You're 25 years old and ready to graduate from the tired club scene overridden with youngsters and plastics to an environment with a level of maturity. Sounds like you're ready for Moonshine, where 25-35 year olds, unwilling to exchange a sense of cool, congregate for home-brewed beer.
The lounge/restaurant offers complete diversity; suits coexist with dreadlocks and high fashion intermingles with second-hand put-togethers. Men, women, blacks, whites, straights and gays harmonize enjoying all Moonshine represents: food, music and spirits.

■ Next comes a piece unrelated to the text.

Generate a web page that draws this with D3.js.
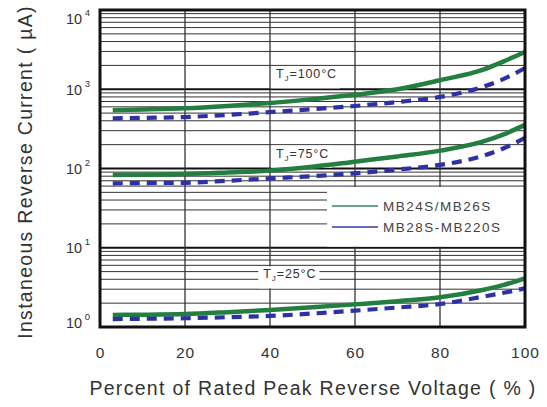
<!DOCTYPE html>
<html>
<head>
<meta charset="utf-8">
<script src="https://cdn.jsdelivr.net/npm/d3@7"></script>
<style>
  body { margin: 0; background: #fff; }
  text { font-family: "Liberation Sans", Arial, sans-serif; }
</style>
</head>
<body>
<svg id="chart" width="547" height="407"></svg>
<script>
// percent of rated peak reverse voltage
const pct = [3, 10, 20, 30, 40, 50, 60, 70, 80, 90, 95, 100];
// reverse current (uA)
const green100 = [545, 555, 575, 615, 670, 750, 850, 1000, 1300, 1750, 2250, 2950];
const blue100  = [430, 435, 446, 475, 515, 560, 615, 690, 800, 1070, 1350, 1850];
const green75  = [83, 83.5, 85, 89, 94, 105, 122, 142, 168, 218, 270, 355];
const blue75   = [65, 65.5, 66, 70, 75, 80, 87, 97, 111, 144, 180, 243];
const green25  = [1.42, 1.43, 1.46, 1.54, 1.64, 1.77, 1.93, 2.12, 2.37, 2.93, 3.4, 4.12];
const blue25   = [1.26, 1.27, 1.29, 1.33, 1.38, 1.48, 1.61, 1.76, 1.95, 2.41, 2.7, 3.08];

const xTicks = [0, 20, 40, 60, 80, 100];
const decades = [1, 10, 100, 1000, 10000];
const tempLabels = [
    {temp: "100°C", at: 40, value: 2000},
    {temp: "75°C", at: 40, value: 200},
    {temp: "25°C", at: 37, value: 6}
];
const legendNames = ["MB24S/MB26S", "MB28S-MB220S"];

const GREEN = "#237f3f";
const BLUE = "#2e31a6";
const TEXT = "#333";

const plotLeft = 100, plotRight = 525, plotTop = 10, plotBottom = 327;
const svg = d3.select("#chart");

const x = d3.scaleLinear().domain([0, 100]).range([plotLeft, plotRight]);
const y = d3.scaleLog().domain([1, 10000]).range([plotBottom, plotTop]);

// horizontal grid
let grid = svg.append("g");
y.ticks().forEach(v => {
    let isDecade = decades.indexOf(v) >= 0;
    grid.append("line")
        .attr("x1", plotLeft).attr("x2", plotRight)
        .attr("y1", y(v)).attr("y2", y(v))
        .attr("stroke", isDecade ? "#111" : "#333")
        .attr("stroke-width", isDecade ? 2.2 : 1);
});
// vertical grid
[20, 40, 60, 80].forEach(v => {
    grid.append("line")
        .attr("x1", x(v)).attr("x2", x(v))
        .attr("y1", plotTop).attr("y2", plotBottom)
        .attr("stroke", "#333")
        .attr("stroke-width", 1.3);
});

// white legend area
svg.append("rect")
    .attr("x", 327).attr("y", 187)
    .attr("width", plotRight - 327 - 1).attr("height", y(10) - 187 - 1.2)
    .attr("fill", "#fff");

// temperature labels with white boxes (under the curves)
tempLabels.forEach(t => {
    let g = svg.append("g");
    let txt = g.append("text")
        .attr("x", x(t.at) + 6)
        .attr("y", y(t.value) + 13)
        .attr("font-size", 12.5)
        .attr("letter-spacing", 0.9)
        .attr("fill", TEXT);
    txt.append("tspan").text("T");
    txt.append("tspan").attr("font-size", 8).attr("dy", 3).text("J");
    txt.append("tspan").attr("dy", -3).text("=" + t.temp);
    let bb = txt.node().getBBox();
    g.insert("rect", "text")
        .attr("x", bb.x - 5).attr("y", y(t.value) + 1)
        .attr("width", bb.width + 8).attr("height", 22)
        .attr("fill", "#fff");
});

// curves
let line = d3.line()
    .x((d, i) => x(pct[i]))
    .y(d => y(d))
    .curve(d3.curveMonotoneX);

[green100, green75, green25].forEach(s => {
    svg.append("path").attr("d", line(s))
        .attr("fill", "none").attr("stroke", GREEN).attr("stroke-width", 4.5);
});
[blue100, blue75, blue25].forEach(s => {
    svg.append("path").attr("d", line(s))
        .attr("fill", "none").attr("stroke", BLUE).attr("stroke-width", 4.2)
        .attr("stroke-dasharray", "10,7");
});

// legend
legendNames.forEach((name, i) => {
    let ly = 206 + i * 21;
    svg.append("line")
        .attr("x1", 332).attr("x2", 378)
        .attr("y1", ly).attr("y2", ly)
        .attr("stroke", i === 0 ? "#3b7f6f" : "#3a3aa6")
        .attr("stroke-width", 1.3);
    svg.append("text")
        .attr("x", 383).attr("y", ly + 5)
        .attr("font-size", 13.5)
        .attr("letter-spacing", 1.5)
        .attr("fill", "#444")
        .text(name);
});

// frame
svg.append("rect")
    .attr("x", plotLeft).attr("y", plotTop)
    .attr("width", plotRight - plotLeft).attr("height", plotBottom - plotTop)
    .attr("fill", "none").attr("stroke", "#111").attr("stroke-width", 3);

// x axis
let xAxis = svg.append("g")
    .attr("transform", `translate(0,${plotBottom + 17})`)
    .call(d3.axisBottom(x).tickValues(xTicks).tickSize(0).tickFormat(d3.format("d")));
xAxis.select(".domain").remove();
xAxis.selectAll("text")
    .attr("font-size", 15.5).attr("fill", TEXT)
    .attr("letter-spacing", 1)
    .attr("font-family", "Liberation Sans, Arial, sans-serif");

// y axis labels 10^n
decades.forEach((v, i) => {
    let ty = Math.min(Math.max(y(v), 18), 322);
    let t = svg.append("text")
        .attr("x", 66).attr("y", ty + 5.5)
        .attr("font-size", 14.5).attr("fill", TEXT);
    t.append("tspan").text("10");
    t.append("tspan").attr("font-size", 9.5).attr("dy", -8).attr("dx", 2.5).text(i);
});

// axis titles
svg.append("text")
    .attr("x", 313).attr("y", 395)
    .attr("text-anchor", "middle")
    .attr("font-size", 19.5).attr("fill", TEXT)
    .attr("letter-spacing", 1.3)
    .text("Percent of Rated Peak Reverse Voltage ( % )");

svg.append("text")
    .attr("transform", "translate(32,172) rotate(-90)")
    .attr("text-anchor", "middle")
    .attr("font-size", 19.5).attr("fill", TEXT)
    .attr("letter-spacing", 1.3)
    .text("Instaneous Reverse Current ( µA)");
</script>
</body>
</html>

The homey vibe helps. Wood and stone floors hold up four-top tables and empty barrels. Track lighting and lamps sprouting from wooden pillars modestly light the space. Two full-service bars, one on the main floor and another on an elevated platform, add color with razzmatazz-red backdrops. A DJ booth sits sandwiched between the elevated bar and a lounge area decked in wavy couches. And an outdoor patio, ribbed with a picket fence and potted flowers, always fills.
The lack of a dance floor removes the club intensity the music (A Tribe Called Quest and numerous house tracks) sometimes delivers, causing tapping toes and twisting torsos in seated positions while waiting for a round of strawberry basil mojitos.
The genuinely warm wait staff appear as in control as Janet Jackson despite the chaos and capacity. On our visit, the waitress recommended the Grapes of Wrath martini (Ciroc, white grape juice and fresh white grapes, $8) before a bowl of fettucini alfredo, $13. The menu, like the decor, is a tad all over the place with country, Italian and bar food but comes quick and hot. Post meal, drown in three flavors of house-brewed beer like the Chronic, made with organic hemp seed, $5.